Recently a rash of politicians and pundits from Hilary Clinton to Glen Beck have responded to the #blacklivesmatter movement by serving up the truism that all lives matter. The progressive left was quick, perhaps too quick, to jump all over them. The problem with saying all lives matter, according to progressives, is that it covers over the very real injustice suffered by black Americans at the hands of the American system of justice with an abstract cliché. This is true and the effect it should have on those who would wish to see justice done is cringe-worthy, but it is not the whole story. Another resoundingly worse problem lurks behind the phrase “all lives matter,” namely that it simply isn’t true.
No one in our culture, from the pro-choice left to the pro-war right really believes that all lives matter, period, end-of-discussion. Certainly most of us believe that there is some life that can be justifiably taken, and the law reflects this. Take self-defense for example. Most of us would agree that in a kill or be killed situation, you have the right to defend yourself and our courts do not disagree. But this is problematic, since just a moment’s reflection clearly shows that it’s always just as good of justification for the other party involved and had things turned out the other way, they’d have a legitimate defense for killing you. The fact that police can and do kill unarmed black people without facing the threat of trial or imprisonment should tell you (if you’re one of these unarmed black people) that there is a clear and present danger to your life confronting you in the form of every police officer you come across. Except, (if you’ve been wondering when racism will come up, here it is) it doesn’t get played in that direction.

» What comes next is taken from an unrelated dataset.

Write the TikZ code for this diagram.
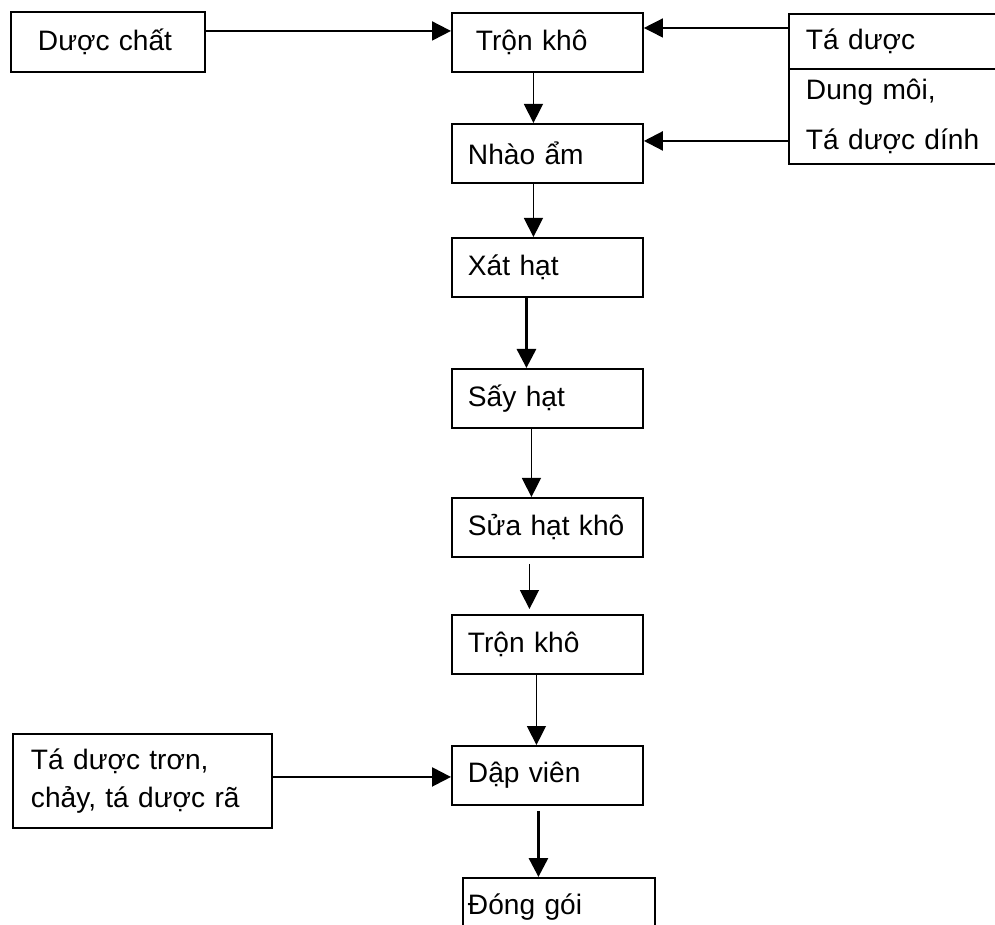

Ask a jury to see how systemic racism plays a role in the death of a white police officer shot by a black kid and they’re likely to see it as trying to shift responsibility for the actions of a devious individual onto society. Ask them to see how systemic racism plays a role in the death of an unarmed black kid shot by a white cop and they’re likely to see it as holding an individual police officer responsible for our social conditions. The point is they just don’t see systemic racism. For them, racism is a linear idea. A police officer who shoots a black boy walking down the street merely because he thinks it’s fun to kill thugs would very likely go to prison for the rest of his life. We do not tolerate linear racism. Systemic racism, on the other hand, we’re okay with. If a white police officer kills an unarmed black kid it’s because he’s a thug and not because he’s black or because he’s a criminal. If it was because he was black we’d accuse him of linear racism and throw him in jail. And hardly all the victims of police shootings have committed crimes (nor do we permit the summary execution of suspects either, but I digress). No, it’s because he is a thug. Now avoiding a long etymology of the word, or a long discussion about whether or not it’s racist, let’s talk about it functionally. A thug is something one is, not something one does. A thief must steal to be a thief, a murderer must kill to be a murderer, but a thug needn’t do anything to be a thug. A thug is, for lack of a better description, a person with a statistical probability of being dangerous. Mind you, they needn’t actually be dangerous, they just have to have those characteristics that culturally support a statistical probability for being dangerous.
Now, while I shouldn’t have to explain why we shouldn’t kill people based on statistical probability, I’ll do so just to be clear. Let’s use an example. For a black male, the likelihood of being shot by a police officer is statistically greater than it is for a citizen who is not black. So, based on that fact, should we declare that any black man who shoots a cop at first sight is acting in his own defense? I would say no. So, why are we okay with systemic racism? Well, some, perhaps most of us, don’t understand it and so dismiss it. Some of us understand it but don’t know what to do about it and so tolerate it. And a few of us are linear racists and don’t think it’s a problem. Linear racism is, if you’ll permit a pun of such a serious situation, a black and white thing. The distinctions are all very clear. Systemic racism is anything but clear. However, this doesn’t mean it’s not very real and very serious.
The message of black lives matter is not, as Fox News would have it, that only black lives matter or that black lives matter more than, say, police lives matter. Nor is the message, as progressives would have it, simply that since all lives matter, black lives should matter too, and look at how often they don’t. The true message of black lives matter is that systemic racism is real and it hurts everybody it touches. Systemic racism kills unarmed black kids and police officers and a host of other people. It hardens the hearts of citizens toward their fellows and builds a kind of political family feud that is nearly impossible to end. It forms the rules of a game that there is absolutely no chance of “winning.” It corrupts us and we are all made worse off by it. So what do you do about it? How does one take on the Leviathan of systemic racism? You get educated. And that’s not an evasion. Once you stop participating in the system, the system weakens, and if you get enough people to stop, the system dies. But you have to know how not to participate because it’s never a matter of simply changing sides, that’s too linear! It’s complex and takes effort. But if you want to end the violence then what’s a little effort?